But if that's the outcome the President truly desires, legal experts say, tweeting about it is the worst thing he could have done.
Twenty-nine-year-old Sayfullo Saipov is accused of driving a rented truck through a Manhattan bike path on 31 October, killing eight people and injuring 12. The suspect, who officials say was inspired by Isis, has been charged with providing material support to a terrorist group and violence and destruction of motor vehicles. He has yet to enter a plea.
The day the charges were announced, Mr Trump tweeted: “NYC terrorist was happy as he asked to hang ISIS flag in his hospital room. He killed 8 people, badly injured 12. SHOULD GET DEATH PENALTY!”
But Paul Dickinson, a wrongful death attorney who has practised for almost 30 years, says Mr Trump’s comments could actually prevent the suspect from receiving the death penalty.
“If there's anything that the President could have done that would put that in jeopardy, it was tweeting out the words ‘should get death penalty’,” Mr Dickinson told The Independent. “Because that’s him putting his finger on that scale, and putting his influence on everyone in the United States about what should happen.”
Other attorneys expressed similar opinions on Twitter. Andrew McCarthy, a former assistant US attorney for the Southern District of New York, tweeted: “Mr. President, we all know he should get the death penalty. But when *you* say it, it makes it harder for [the Department of Justice] to make that happen.”
“Trump helped the terrorist with this tweet,” added former prosecutor Renato Mariotti. “Now prosecutors will have to spend time dealing with motions that the jury pool is tainted.”
The issue stems from Mr Saipov’s right to a fair trial, with an impartial jury.

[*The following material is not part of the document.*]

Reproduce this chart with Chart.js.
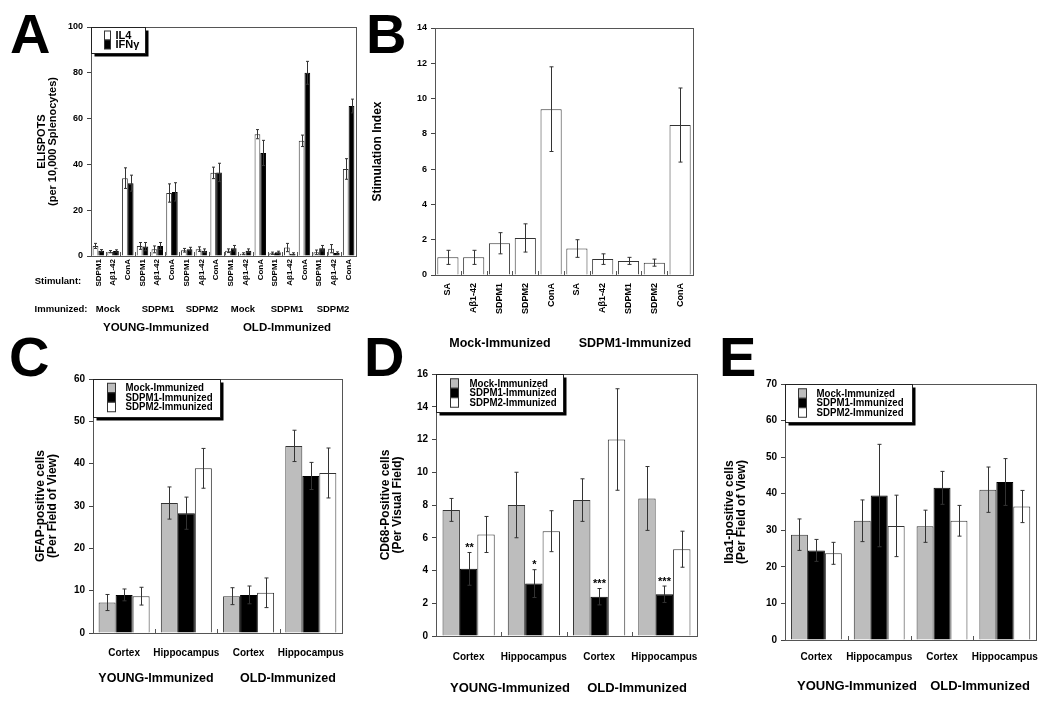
<!DOCTYPE html>
<html lang="en">
<head>
<meta charset="UTF-8">
<title>ELISPOT and glial cell counts</title>
<script src="https://cdn.jsdelivr.net/npm/chart.js"></script>
<style>
  body { margin:0; width:1050px; height:708px; position:relative; background:#fff; overflow:hidden;
         font-family:'Liberation Sans', Arial, sans-serif; font-weight:bold; color:#000; }
  .panel { position:absolute; }
  .lbl { position:absolute; transform:translate(-50%,-50%); white-space:nowrap; }
  .letter { position:absolute; font-size:56px; line-height:56px; }
</style>
</head>
<body>
<!-- panel letters -->
<div class="letter" style="left:10px;top:6px">A</div>
<div class="letter" style="left:366px;top:6px">B</div>
<div class="letter" style="left:9px;top:329px">C</div>
<div class="letter" style="left:364px;top:329px">D</div>
<div class="letter" style="left:719px;top:329px">E</div>

<div class="panel" style="left:0;top:0;width:370px;height:352px"><canvas id="chartA"></canvas></div>
<div class="panel" style="left:360px;top:0;width:350px;height:355px"><canvas id="chartB"></canvas></div>
<div class="panel" style="left:0;top:355px;width:360px;height:353px"><canvas id="chartC"></canvas></div>
<div class="panel" style="left:350px;top:355px;width:365px;height:353px"><canvas id="chartD"></canvas></div>
<div class="panel" style="left:710px;top:355px;width:340px;height:353px"><canvas id="chartE"></canvas></div>

<!-- panel A labels -->
<div class="lbl" style="left:58px;top:280px;font-size:9.5px">Stimulant:</div>
<div class="lbl" style="left:61px;top:308px;font-size:9.5px">Immunized:</div>
<div id="aGroupLabels"></div>
<div class="lbl" style="left:156px;top:327px;font-size:11.5px">YOUNG-Immunized</div>
<div class="lbl" style="left:287px;top:327px;font-size:11.5px">OLD-Immunized</div>
<!-- panel B labels -->
<div class="lbl" style="left:500px;top:343px;font-size:12.5px">Mock-Immunized</div>
<div class="lbl" style="left:635px;top:343px;font-size:12.5px">SDPM1-Immunized</div>
<!-- panel C/D/E labels -->
<div class="lbl" style="left:156px;top:678px;font-size:12.5px">YOUNG-Immunized</div>
<div class="lbl" style="left:288px;top:678px;font-size:12.5px">OLD-Immunized</div>
<div class="lbl" style="left:510px;top:687px;font-size:13px">YOUNG-Immunized</div>
<div class="lbl" style="left:637px;top:687px;font-size:13px">OLD-Immunized</div>
<div class="lbl" style="left:857px;top:685px;font-size:13px">YOUNG-Immunized</div>
<div class="lbl" style="left:980px;top:685px;font-size:13px">OLD-Immunized</div>

<script>
// ---- Panel A: ELISPOTS ----
const aStimulants = ['SDPM1','Aβ1-42','ConA','SDPM1','Aβ1-42','ConA','SDPM1','Aβ1-42','ConA',
                     'SDPM1','Aβ1-42','ConA','SDPM1','Aβ1-42','ConA','SDPM1','Aβ1-42','ConA'];
const aGroups = ['Mock','SDPM1','SDPM2','Mock','SDPM1','SDPM2'];
const aIL4    = [4.4, 1.9, 34,   4.4, 2.9, 27.5, 2.5, 3.0, 36.3, 2.3, 1.0, 53.2, 1.2, 3.7, 50.3, 1.6, 3.2, 38];
const aIL4Err = [1.1, 0.5, 4.5,  1.5, 1.5, 4,    0.8, 1.0, 2.5,  0.8, 0.4, 2.0,  0.5, 1.8, 2.5,  1.0, 1.8, 4.5];
const aIFN    = [2.3, 2.2, 31.8, 4.1, 4.4, 28,   3.0, 2.3, 36.5, 3.4, 2.3, 45,   1.6, 1.0, 80,   3.4, 1.3, 65.5];
const aIFNErr = [0.5, 0.5, 3.5,  1.8, 1.5, 4,    0.8, 0.8, 4,    1.2, 0.8, 5.5,  0.5, 0.4, 5,    1.2, 0.5, 3];

// ---- Panel B: stimulation index ----
const bStimulants = ['SA','Aβ1-42','SDPM1','SDPM2','ConA','SA','Aβ1-42','SDPM1','SDPM2','ConA'];
const bIndex = [1.0, 1.0, 1.8, 2.1, 9.4, 1.5, 0.9, 0.8, 0.7, 8.5];
const bErr   = [0.4, 0.4, 0.6, 0.8, 2.4, 0.5, 0.3, 0.2, 0.2, 2.1];

// ---- Panels C-E: brain regions ----
const regions = ['Cortex','Hippocampus','Cortex','Hippocampus'];
const gfapMock = [7.2, 30.7, 8.7, 44.2],  gfapMockErr = [1.9, 3.8, 2.0, 3.7];
const gfapS1   = [9.0, 28.3, 9.0, 37.1],  gfapS1Err   = [1.4, 3.8, 2.1, 3.2];
const gfapS2   = [8.7, 38.9, 9.5, 37.8],  gfapS2Err   = [2.1, 4.7, 3.5, 5.9];

const cd68Mock = [7.7, 8.0, 8.3, 8.4],    cd68MockErr = [0.7, 2.0, 1.3, 1.95];
const cd68S1   = [4.1, 3.2, 2.4, 2.55],   cd68S1Err   = [1.0, 0.85, 0.5, 0.5];
const cd68S2   = [6.2, 6.4, 12.0, 5.3],   cd68S2Err   = [1.1, 1.25, 3.1, 1.1];
const cd68Stars = ['**', '*', '***', '***'];

const ibaMock = [28.8, 32.6, 31.1, 41.1], ibaMockErr = [4.3, 5.7, 4.4, 6.2];
const ibaS1   = [24.5, 39.5, 41.6, 43.2], ibaS1Err   = [3.0, 14, 4.5, 6.4];
const ibaS2   = [23.7, 31.2, 32.6, 36.5], ibaS2Err   = [3.0, 8.4, 4.2, 4.4];

const FONT = "'Liberation Sans', Arial, sans-serif";
Chart.defaults.font.family = FONT;
Chart.defaults.font.weight = 'bold';
Chart.defaults.color = '#000';

const GRAY = '#bdbdbd', BLACK = '#000', WHITE = '#fff', EDGE = '#333';

// group labels under panel A
const aGroupX = [108, 158, 202, 243, 287, 333];
aGroups.forEach((g, i) => {
  const d = document.createElement('div');
  d.className = 'lbl';
  d.style.cssText = `left:${aGroupX[i]}px;top:308px;font-size:9.5px`;
  d.textContent = g;
  document.body.appendChild(d);
});

// error bars (and significance stars) from dataset.errors / dataset.stars
const errBars = {
  id: 'errBars',
  afterDatasetsDraw(chart) {
    const ctx = chart.ctx, y = chart.scales.y;
    const cap = chart.options.plugins.frame.cap || 2;
    chart.data.datasets.forEach((ds, i) => {
      if (!ds.errors) return;
      chart.getDatasetMeta(i).data.forEach((bar, j) => {
        const v = ds.data[j], e = ds.errors[j];
        const top = y.getPixelForValue(v + e), bot = y.getPixelForValue(Math.max(v - e, 0));
        const x = Math.round(bar.x) + 0.5;
        ctx.save();
        ctx.strokeStyle = EDGE; ctx.lineWidth = 1;
        ctx.beginPath();
        ctx.moveTo(x, top); ctx.lineTo(x, bot);
        ctx.moveTo(x - cap, top); ctx.lineTo(x + cap, top);
        ctx.moveTo(x - cap, bot); ctx.lineTo(x + cap, bot);
        ctx.stroke();
        if (ds.stars) {
          ctx.fillStyle = '#000';
          ctx.font = 'bold 11px ' + FONT;
          ctx.textAlign = 'center'; ctx.textBaseline = 'bottom';
          ctx.fillText(ds.stars[j], x, top + 1);
        }
        ctx.restore();
      });
    });
  }
};

// plot frame, inner ticks and boxed legend
const frame = {
  id: 'frame',
  afterDraw(chart, args, opts) {
    const {ctx, chartArea: a} = chart;
    const x = chart.scales.x;
    ctx.save();
    ctx.strokeStyle = '#555'; ctx.lineWidth = 1;
    const n = chart.data.labels.length;
    for (let i = 1; i < n; i++) {
      const px = Math.round((x.getPixelForValue(i - 1) + x.getPixelForValue(i)) / 2) + 0.5;
      ctx.beginPath(); ctx.moveTo(px, a.bottom); ctx.lineTo(px, a.bottom - 4); ctx.stroke();
    }
    ctx.strokeRect(Math.round(a.left) + 0.5, Math.round(a.top) + 0.5,
                   Math.round(a.right - a.left), Math.round(a.bottom - a.top));
    const L = opts.legend;
    if (L) {
      const lx = Math.round(a.left) + 0.5, ly = Math.round(a.top) + 0.5;
      ctx.fillStyle = '#000';
      ctx.fillRect(lx + 3, ly + 3, L.w, L.h);
      ctx.fillStyle = '#fff';
      ctx.fillRect(lx, ly, L.w, L.h);
      ctx.strokeStyle = '#222';
      ctx.strokeRect(lx, ly, L.w, L.h);
      ctx.font = 'bold ' + L.font + 'px ' + FONT;
      ctx.textAlign = 'left'; ctx.textBaseline = 'middle';
      chart.data.datasets.forEach((ds, i) => {
        const cy = ly + L.row0 + i * L.step;
        ctx.fillStyle = ds.backgroundColor;
        ctx.fillRect(lx + L.sq, cy - L.step / 2, L.sqW, L.step);
        ctx.strokeStyle = EDGE;
        ctx.strokeRect(lx + L.sq, cy - L.step / 2, L.sqW, L.step);
        ctx.fillStyle = '#000';
        // the legend face in the figure is a narrow one
        ctx.save();
        ctx.translate(lx + L.tx, cy);
        ctx.scale(L.sx || 1, 1);
        ctx.fillText(ds.label, 0, 0);
        ctx.restore();
      });
    }
    ctx.restore();
  }
};

function barPanel(id, o) {
  return new Chart(document.getElementById(id), {
    type: 'bar',
    data: { labels: o.labels, datasets: o.datasets },
    options: {
      responsive: true, maintainAspectRatio: false, animation: false,
      layout: { padding: o.pad },
      datasets: { bar: { categoryPercentage: o.cat, barPercentage: 1, borderWidth: 1, borderColor: EDGE } },
      plugins: { legend: { display: false }, tooltip: { enabled: false }, frame: o.frame },
      scales: {
        x: {
          grid: { display: false, drawTicks: false }, border: { display: false },
          ticks: { font: { size: o.xFont, weight: 'bold' }, color: '#000', padding: o.xPad,
                   autoSkip: false, minRotation: o.rot, maxRotation: o.rot },
          afterFit: s => { s.height = o.xH; }
        },
        y: {
          min: 0, max: o.max,
          ticks: { stepSize: o.step, font: { size: o.yFont, weight: 'bold' }, color: '#000', padding: 4 },
          grid: { drawOnChartArea: false, tickLength: 4, color: '#444' },
          border: { display: false },
          title: { display: true, text: o.yTitle, color: '#000',
                   font: { size: o.tFont, weight: 'bold', lineHeight: 1.05 }, padding: { top: 0, bottom: 0 } },
          afterFit: s => { s.width = o.yW; }
        }
      }
    },
    plugins: [errBars, frame]
  });
}

const bar = (label, color, data, errors, extra) =>
  Object.assign({ label, data, errors, backgroundColor: color, borderColor: color === BLACK ? BLACK : EDGE }, extra || {});

barPanel('chartA', {
  labels: aStimulants,
  datasets: [bar('IL4', WHITE, aIL4, aIL4Err), bar('IFNγ', BLACK, aIFN, aIFNErr)],
  pad: { left: 36, top: 27, right: 14, bottom: 0 }, yW: 55, xH: 96,
  cat: 0.78, rot: 90, xFont: 8, xPad: 3, max: 100, step: 20, yFont: 9,
  yTitle: ['ELISPOTS', '(per 10,000 Splenocytes)'], tFont: 11,
  frame: { cap: 1.5, legend: { w: 54, h: 26, sq: 13, sqW: 6, tx: 24, row0: 8, step: 9, font: 11 } }
});

barPanel('chartB', {
  labels: bStimulants,
  datasets: [bar('Stimulation Index', WHITE, bIndex, bErr)],
  pad: { left: 11, top: 28, right: 17, bottom: 0 }, yW: 64, xH: 80,
  cat: 0.82, rot: 90, xFont: 9, xPad: 8, max: 14, step: 2, yFont: 9,
  yTitle: 'Stimulation Index', tFont: 12,
  frame: { cap: 2 }
});

const regionLegend = (sq, tx, row0) => ({ w: 127, h: 38, sq, sqW: 8, tx, row0, step: 9.5, font: 11, sx: 0.88 });

barPanel('chartC', {
  labels: regions,
  datasets: [bar('Mock-Immunized', GRAY, gfapMock, gfapMockErr),
             bar('SDPM1-Immunized', BLACK, gfapS1, gfapS1Err),
             bar('SDPM2-Immunized', WHITE, gfapS2, gfapS2Err)],
  pad: { left: 34, top: 24, right: 17, bottom: 0 }, yW: 59, xH: 75,
  cat: 0.82, rot: 0, xFont: 10, xPad: 14, max: 60, step: 10, yFont: 10,
  yTitle: ['GFAP-positive cells', '(Per Field of View)'], tFont: 12,
  frame: { cap: 2, legend: regionLegend(14, 32, 8.5) }
});

barPanel('chartD', {
  labels: regions,
  datasets: [bar('Mock-Immunized', GRAY, cd68Mock, cd68MockErr),
             bar('SDPM1-Immunized', BLACK, cd68S1, cd68S1Err, { stars: cd68Stars }),
             bar('SDPM2-Immunized', WHITE, cd68S2, cd68S2Err)],
  pad: { left: 29, top: 19, right: 18, bottom: 0 }, yW: 57, xH: 72,
  cat: 0.80, rot: 0, xFont: 10, xPad: 15, max: 16, step: 2, yFont: 10,
  yTitle: ['CD68-Positive cells', '(Per Visual Field)'], tFont: 12,
  frame: { cap: 2, legend: regionLegend(14, 33, 9) }
});

barPanel('chartE', {
  labels: regions,
  datasets: [bar('Mock-Immunized', GRAY, ibaMock, ibaMockErr),
             bar('SDPM1-Immunized', BLACK, ibaS1, ibaS1Err),
             bar('SDPM2-Immunized', WHITE, ibaS2, ibaS2Err)],
  pad: { left: 13, top: 29, right: 9, bottom: 0 }, yW: 62, xH: 68,
  cat: 0.81, rot: 0, xFont: 10, xPad: 11, max: 70, step: 10, yFont: 10,
  yTitle: ['Iba1-positive cells', '(Per Field of View)'], tFont: 12,
  frame: { cap: 2, legend: regionLegend(13, 31, 9) }
});
</script>
</body>
</html>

Jurors in every trial are required to swear that their decision will be made based only on evidence provided in the courtroom. Exposure to pretrial publicity can influence a juror’s initial opinion, making them prejudiced.
“That’s why jurors are told not to read newspapers while they're in trial; that’s why they’re told not to watch TV, that’s why they’re sent to hotels at night,” Mr Dickinson explained. “...It’s to prevent people on the jury from being influenced.”
While defence attorneys usually fear the influence of TV and newspapers on jurors, Mr Trump’s Twitter account could have a greater impact than both.
“There's nobody on the planet that would have greater influence on public opinion than the President of the United States,” Mr Dickinson said.
While Mr Trump’s tweeting habit may be unprecedented, there are a few historical examples of similar situations.
In 1970, then-President Richard Nixon proclaimed cult leader Charles Manson “guilty” of eight murders in Los Angeles. Manson, however, had yet to go to trial, and Nixon was forced to walk back his comments that same day.
“The last thing I would do is prejudice the legal rights of any person, in any circumstances,” he said at the time.
In a less extreme example, former President Barack Obama once commented that a police officer had “acted stupidly” by arresting a black man who was attempting to get into his own house. The National Republican Senate Committee declared Mr Obama’s remarks inappropriate, and started a petition to that effect. Former Michigan congressman Thaddeus McCotter even introduced a resolution demanding that Mr Obama apologize. (He did not.)
Mr Trump’s remarks, Mr Dickinson said, were “the same thing, just about 10,000 degrees [worse]”.
Still, other legal experts told the Associated Press that Mr Trump’s comments would not deter the trial from moving forward.
"Because this is in federal court, this will happen both speedily and without it interfering with the normal process of the trial,” said Karen Greenberg, director of the Center on National Security at Fordham Law School.
"Nothing slows down the train," added Fordham professor James Cohen.